Rows from a dataset of charts and code
━━━

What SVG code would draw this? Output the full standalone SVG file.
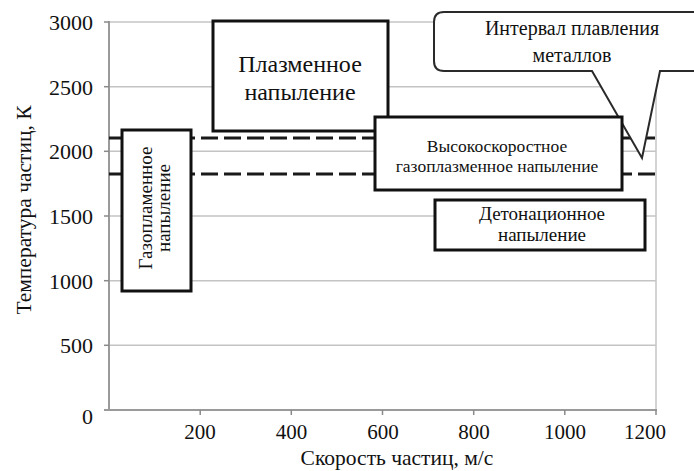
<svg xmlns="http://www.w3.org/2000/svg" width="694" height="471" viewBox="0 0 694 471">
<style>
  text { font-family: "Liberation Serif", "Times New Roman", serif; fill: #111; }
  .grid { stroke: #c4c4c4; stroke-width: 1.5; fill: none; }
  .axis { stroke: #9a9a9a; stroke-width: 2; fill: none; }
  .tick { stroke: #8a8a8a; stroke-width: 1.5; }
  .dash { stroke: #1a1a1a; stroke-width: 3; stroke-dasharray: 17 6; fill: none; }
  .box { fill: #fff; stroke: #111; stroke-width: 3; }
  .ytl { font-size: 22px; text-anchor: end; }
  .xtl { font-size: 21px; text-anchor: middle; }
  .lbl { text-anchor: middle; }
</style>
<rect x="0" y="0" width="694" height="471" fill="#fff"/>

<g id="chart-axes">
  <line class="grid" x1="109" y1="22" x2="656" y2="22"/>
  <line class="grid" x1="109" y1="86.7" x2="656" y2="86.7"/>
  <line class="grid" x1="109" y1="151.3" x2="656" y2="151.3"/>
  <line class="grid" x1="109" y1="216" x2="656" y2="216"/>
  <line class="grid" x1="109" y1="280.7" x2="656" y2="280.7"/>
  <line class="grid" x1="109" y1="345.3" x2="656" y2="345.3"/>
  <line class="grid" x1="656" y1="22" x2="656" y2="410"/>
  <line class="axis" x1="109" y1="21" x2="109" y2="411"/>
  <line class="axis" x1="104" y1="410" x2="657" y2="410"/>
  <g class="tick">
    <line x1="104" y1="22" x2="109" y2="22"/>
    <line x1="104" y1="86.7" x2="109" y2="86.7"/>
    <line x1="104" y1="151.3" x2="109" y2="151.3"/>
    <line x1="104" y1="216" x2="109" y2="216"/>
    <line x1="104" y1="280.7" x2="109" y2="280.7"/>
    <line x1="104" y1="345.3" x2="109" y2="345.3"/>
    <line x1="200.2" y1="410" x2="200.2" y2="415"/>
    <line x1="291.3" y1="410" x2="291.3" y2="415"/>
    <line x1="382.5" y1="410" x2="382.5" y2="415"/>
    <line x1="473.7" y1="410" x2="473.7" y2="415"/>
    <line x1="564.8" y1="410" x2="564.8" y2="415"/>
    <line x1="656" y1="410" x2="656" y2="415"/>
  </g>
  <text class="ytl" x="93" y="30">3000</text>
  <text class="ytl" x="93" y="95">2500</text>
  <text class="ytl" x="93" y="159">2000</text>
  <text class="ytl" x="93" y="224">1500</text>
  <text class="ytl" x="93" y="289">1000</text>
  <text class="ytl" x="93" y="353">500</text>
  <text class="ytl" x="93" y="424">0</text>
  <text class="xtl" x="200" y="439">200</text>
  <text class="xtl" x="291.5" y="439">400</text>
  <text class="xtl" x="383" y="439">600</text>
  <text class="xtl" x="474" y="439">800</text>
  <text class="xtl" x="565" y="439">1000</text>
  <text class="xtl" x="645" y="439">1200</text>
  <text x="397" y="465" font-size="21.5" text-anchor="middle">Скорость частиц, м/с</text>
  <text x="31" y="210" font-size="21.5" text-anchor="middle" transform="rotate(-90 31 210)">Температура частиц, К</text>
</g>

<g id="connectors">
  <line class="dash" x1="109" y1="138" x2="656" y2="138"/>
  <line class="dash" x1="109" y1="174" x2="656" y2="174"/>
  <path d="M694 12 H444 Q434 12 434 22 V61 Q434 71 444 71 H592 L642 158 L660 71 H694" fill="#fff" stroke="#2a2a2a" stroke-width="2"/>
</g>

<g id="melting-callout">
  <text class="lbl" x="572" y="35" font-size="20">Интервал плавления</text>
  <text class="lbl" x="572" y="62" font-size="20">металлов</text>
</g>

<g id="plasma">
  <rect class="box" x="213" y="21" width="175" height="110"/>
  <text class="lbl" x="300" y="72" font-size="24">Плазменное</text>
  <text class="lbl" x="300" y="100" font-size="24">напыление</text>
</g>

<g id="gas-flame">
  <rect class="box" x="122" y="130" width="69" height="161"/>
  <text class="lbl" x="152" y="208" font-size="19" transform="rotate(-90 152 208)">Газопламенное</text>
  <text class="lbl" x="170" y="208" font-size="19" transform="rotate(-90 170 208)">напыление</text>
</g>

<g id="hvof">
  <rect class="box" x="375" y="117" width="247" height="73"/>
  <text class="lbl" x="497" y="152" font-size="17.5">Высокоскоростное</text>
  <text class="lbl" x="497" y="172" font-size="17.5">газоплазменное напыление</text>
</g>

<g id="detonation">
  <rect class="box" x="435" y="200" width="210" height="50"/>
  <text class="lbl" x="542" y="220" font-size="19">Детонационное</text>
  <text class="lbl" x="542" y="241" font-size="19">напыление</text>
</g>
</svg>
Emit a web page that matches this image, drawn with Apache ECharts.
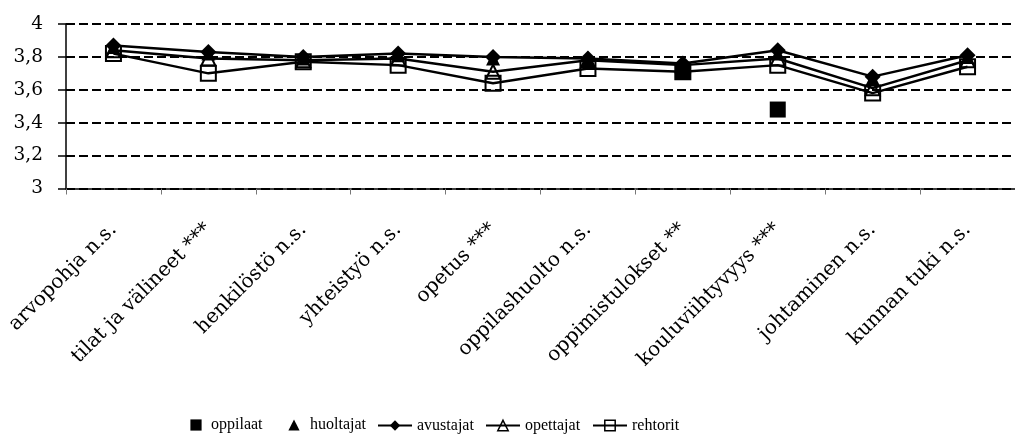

━━━

*TASK OBJECTIVE*
The material above must be printed exactly, with its pictures left out.

*SOLUTION TO THIS TASK*
What SVG code would draw this? Output the full standalone SVG file.
<svg xmlns="http://www.w3.org/2000/svg" width="694" height="471" viewBox="0 0 694 471">
<style>
  text { font-family: "Liberation Serif", "Times New Roman", serif; fill: #111; }
  .grid { stroke: #c4c4c4; stroke-width: 1.5; fill: none; }
  .axis { stroke: #9a9a9a; stroke-width: 2; fill: none; }
  .tick { stroke: #8a8a8a; stroke-width: 1.5; }
  .dash { stroke: #1a1a1a; stroke-width: 3; stroke-dasharray: 17 6; fill: none; }
  .box { fill: #fff; stroke: #111; stroke-width: 3; }
  .ytl { font-size: 22px; text-anchor: end; }
  .xtl { font-size: 21px; text-anchor: middle; }
  .lbl { text-anchor: middle; }
</style>
<rect x="0" y="0" width="694" height="471" fill="#fff"/>

<g id="chart-axes">
  <line class="grid" x1="109" y1="22" x2="656" y2="22"/>
  <line class="grid" x1="109" y1="86.7" x2="656" y2="86.7"/>
  <line class="grid" x1="109" y1="151.3" x2="656" y2="151.3"/>
  <line class="grid" x1="109" y1="216" x2="656" y2="216"/>
  <line class="grid" x1="109" y1="280.7" x2="656" y2="280.7"/>
  <line class="grid" x1="109" y1="345.3" x2="656" y2="345.3"/>
  <line class="grid" x1="656" y1="22" x2="656" y2="410"/>
  <line class="axis" x1="109" y1="21" x2="109" y2="411"/>
  <line class="axis" x1="104" y1="410" x2="657" y2="410"/>
  <g class="tick">
    <line x1="104" y1="22" x2="109" y2="22"/>
    <line x1="104" y1="86.7" x2="109" y2="86.7"/>
    <line x1="104" y1="151.3" x2="109" y2="151.3"/>
    <line x1="104" y1="216" x2="109" y2="216"/>
    <line x1="104" y1="280.7" x2="109" y2="280.7"/>
    <line x1="104" y1="345.3" x2="109" y2="345.3"/>
    <line x1="200.2" y1="410" x2="200.2" y2="415"/>
    <line x1="291.3" y1="410" x2="291.3" y2="415"/>
    <line x1="382.5" y1="410" x2="382.5" y2="415"/>
    <line x1="473.7" y1="410" x2="473.7" y2="415"/>
    <line x1="564.8" y1="410" x2="564.8" y2="415"/>
    <line x1="656" y1="410" x2="656" y2="415"/>
  </g>
  <text class="ytl" x="93" y="30">3000</text>
  <text class="ytl" x="93" y="95">2500</text>
  <text class="ytl" x="93" y="159">2000</text>
  <text class="ytl" x="93" y="224">1500</text>
  <text class="ytl" x="93" y="289">1000</text>
  <text class="ytl" x="93" y="353">500</text>
  <text class="ytl" x="93" y="424">0</text>
  <text class="xtl" x="200" y="439">200</text>
  <text class="xtl" x="291.5" y="439">400</text>
  <text class="xtl" x="383" y="439">600</text>
  <text class="xtl" x="474" y="439">800</text>
  <text class="xtl" x="565" y="439">1000</text>
  <text class="xtl" x="645" y="439">1200</text>
  <text x="397" y="465" font-size="21.5" text-anchor="middle">Скорость частиц, м/с</text>
  <text x="31" y="210" font-size="21.5" text-anchor="middle" transform="rotate(-90 31 210)">Температура частиц, К</text>
</g>

<g id="connectors">
  <line class="dash" x1="109" y1="138" x2="656" y2="138"/>
  <line class="dash" x1="109" y1="174" x2="656" y2="174"/>
  <path d="M694 12 H444 Q434 12 434 22 V61 Q434 71 444 71 H592 L642 158 L660 71 H694" fill="#fff" stroke="#2a2a2a" stroke-width="2"/>
</g>

<g id="melting-callout">
  <text class="lbl" x="572" y="35" font-size="20">Интервал плавления</text>
  <text class="lbl" x="572" y="62" font-size="20">металлов</text>
</g>

<g id="plasma">
  <rect class="box" x="213" y="21" width="175" height="110"/>
  <text class="lbl" x="300" y="72" font-size="24">Плазменное</text>
  <text class="lbl" x="300" y="100" font-size="24">напыление</text>
</g>

<g id="gas-flame">
  <rect class="box" x="122" y="130" width="69" height="161"/>
  <text class="lbl" x="152" y="208" font-size="19" transform="rotate(-90 152 208)">Газопламенное</text>
  <text class="lbl" x="170" y="208" font-size="19" transform="rotate(-90 170 208)">напыление</text>
</g>

<g id="hvof">
  <rect class="box" x="375" y="117" width="247" height="73"/>
  <text class="lbl" x="497" y="152" font-size="17.5">Высокоскоростное</text>
  <text class="lbl" x="497" y="172" font-size="17.5">газоплазменное напыление</text>
</g>

<g id="detonation">
  <rect class="box" x="435" y="200" width="210" height="50"/>
  <text class="lbl" x="542" y="220" font-size="19">Детонационное</text>
  <text class="lbl" x="542" y="241" font-size="19">напыление</text>
</g>
</svg>
Emit a web page that matches this image, drawn with Apache ECharts.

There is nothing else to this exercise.